• [Record list]
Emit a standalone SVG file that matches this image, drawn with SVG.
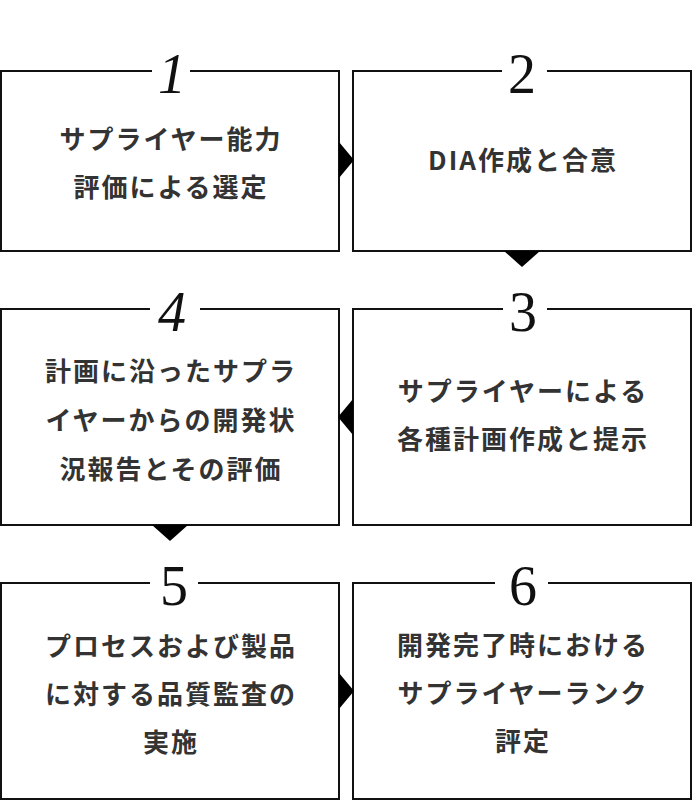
<svg xmlns="http://www.w3.org/2000/svg" width="692" height="800" viewBox="0 0 692 800">
<style>
.box{fill:#fff;stroke:#111;stroke-width:2}
.gap{fill:#fff}
.num{font-family:"Liberation Serif","Times New Roman",serif;font-size:56px;fill:#111;text-anchor:middle}
.it{font-style:italic}
.lbl{font-family:"Noto Sans CJK JP","Noto Sans",sans-serif;font-weight:700;font-size:26px;letter-spacing:2px;fill:#333;text-anchor:middle}
.arr{fill:#000}
</style>
<rect width="692" height="800" fill="#fff"/>
<g id="node1">
<rect class="box" x="1" y="71" width="338" height="180"/>
<rect class="gap" x="152" y="60" width="38" height="20"/>
<text class="num it" x="172" y="93">1</text>
<text class="lbl" x="171" y="149">サプライヤー能力</text>
<text class="lbl" x="171" y="197">評価による選定</text>
</g>
<g id="node2">
<rect class="box" x="353" y="71" width="338" height="180"/>
<rect class="gap" x="502" y="60" width="45" height="20"/>
<text class="num" x="522" y="93">2</text>
<text class="lbl" x="523" y="170">DIA作成と合意</text>
</g>
<g id="node3">
<rect class="box" x="353" y="309" width="338" height="216"/>
<rect class="gap" x="503" y="298" width="44" height="20"/>
<text class="num" x="523" y="331">3</text>
<text class="lbl" x="523" y="401">サプライヤーによる</text>
<text class="lbl" x="523" y="449">各種計画作成と提示</text>
</g>
<g id="node4">
<rect class="box" x="1" y="309" width="338" height="216"/>
<rect class="gap" x="150" y="298" width="50" height="20"/>
<text class="num it" x="172" y="331">4</text>
<text class="lbl" x="171" y="381">計画に沿ったサプラ</text>
<text class="lbl" x="171" y="430">イヤーからの開発状</text>
<text class="lbl" x="171" y="479">況報告とその評価</text>
</g>
<g id="node5">
<rect class="box" x="1" y="583" width="338" height="216"/>
<rect class="gap" x="150" y="572" width="48" height="20"/>
<text class="num" x="174" y="605">5</text>
<text class="lbl" x="171" y="656">プロセスおよび製品</text>
<text class="lbl" x="171" y="704">に対する品質監査の</text>
<text class="lbl" x="171" y="752">実施</text>
</g>
<g id="node6">
<rect class="box" x="353" y="583" width="338" height="216"/>
<rect class="gap" x="495" y="572" width="53" height="20"/>
<text class="num" x="523" y="605">6</text>
<text class="lbl" x="523" y="655">開発完了時における</text>
<text class="lbl" x="523" y="703">サプライヤーランク</text>
<text class="lbl" x="523" y="751">評定</text>
</g>
<g id="connectors">
<polygon class="arr" points="339,142 339,178 354,160"/>
<polygon class="arr" points="504,251 540,251 522,267"/>
<polygon class="arr" points="353,399 353,435 338,417"/>
<polygon class="arr" points="152,525 188,525 170,541"/>
<polygon class="arr" points="339,673 339,709 354,691"/>
</g>
</svg>
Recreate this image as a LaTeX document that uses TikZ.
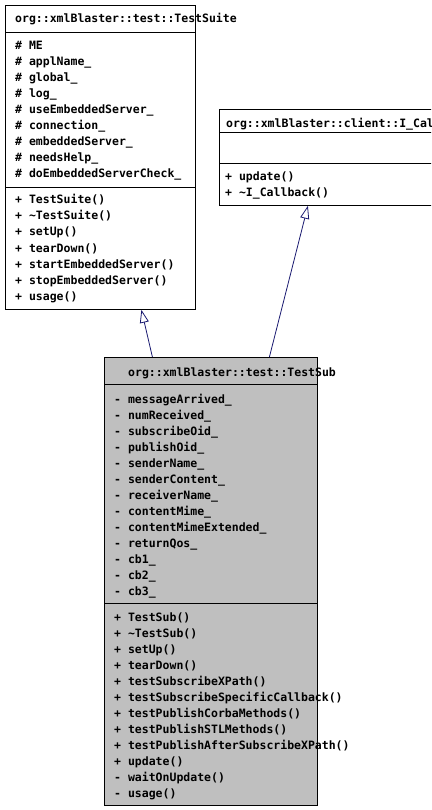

• [What is being asked] Omit every picture, then repeat the remaining data exactly as it appears above.

• [Answer to this problem]
Emit a standalone SVG file that matches this image, drawn with SVG.
<svg xmlns="http://www.w3.org/2000/svg" width="692" height="800" viewBox="0 0 692 800">
<style>
.box{fill:#fff;stroke:#111;stroke-width:2}
.gap{fill:#fff}
.num{font-family:"Liberation Serif","Times New Roman",serif;font-size:56px;fill:#111;text-anchor:middle}
.it{font-style:italic}
.lbl{font-family:"Noto Sans CJK JP","Noto Sans",sans-serif;font-weight:700;font-size:26px;letter-spacing:2px;fill:#333;text-anchor:middle}
.arr{fill:#000}
</style>
<rect width="692" height="800" fill="#fff"/>
<g id="node1">
<rect class="box" x="1" y="71" width="338" height="180"/>
<rect class="gap" x="152" y="60" width="38" height="20"/>
<text class="num it" x="172" y="93">1</text>
<text class="lbl" x="171" y="149">サプライヤー能力</text>
<text class="lbl" x="171" y="197">評価による選定</text>
</g>
<g id="node2">
<rect class="box" x="353" y="71" width="338" height="180"/>
<rect class="gap" x="502" y="60" width="45" height="20"/>
<text class="num" x="522" y="93">2</text>
<text class="lbl" x="523" y="170">DIA作成と合意</text>
</g>
<g id="node3">
<rect class="box" x="353" y="309" width="338" height="216"/>
<rect class="gap" x="503" y="298" width="44" height="20"/>
<text class="num" x="523" y="331">3</text>
<text class="lbl" x="523" y="401">サプライヤーによる</text>
<text class="lbl" x="523" y="449">各種計画作成と提示</text>
</g>
<g id="node4">
<rect class="box" x="1" y="309" width="338" height="216"/>
<rect class="gap" x="150" y="298" width="50" height="20"/>
<text class="num it" x="172" y="331">4</text>
<text class="lbl" x="171" y="381">計画に沿ったサプラ</text>
<text class="lbl" x="171" y="430">イヤーからの開発状</text>
<text class="lbl" x="171" y="479">況報告とその評価</text>
</g>
<g id="node5">
<rect class="box" x="1" y="583" width="338" height="216"/>
<rect class="gap" x="150" y="572" width="48" height="20"/>
<text class="num" x="174" y="605">5</text>
<text class="lbl" x="171" y="656">プロセスおよび製品</text>
<text class="lbl" x="171" y="704">に対する品質監査の</text>
<text class="lbl" x="171" y="752">実施</text>
</g>
<g id="node6">
<rect class="box" x="353" y="583" width="338" height="216"/>
<rect class="gap" x="495" y="572" width="53" height="20"/>
<text class="num" x="523" y="605">6</text>
<text class="lbl" x="523" y="655">開発完了時における</text>
<text class="lbl" x="523" y="703">サプライヤーランク</text>
<text class="lbl" x="523" y="751">評定</text>
</g>
<g id="connectors">
<polygon class="arr" points="339,142 339,178 354,160"/>
<polygon class="arr" points="504,251 540,251 522,267"/>
<polygon class="arr" points="353,399 353,435 338,417"/>
<polygon class="arr" points="152,525 188,525 170,541"/>
<polygon class="arr" points="339,673 339,709 354,691"/>
</g>
</svg>
Recreate this image as a LaTeX document that uses TikZ.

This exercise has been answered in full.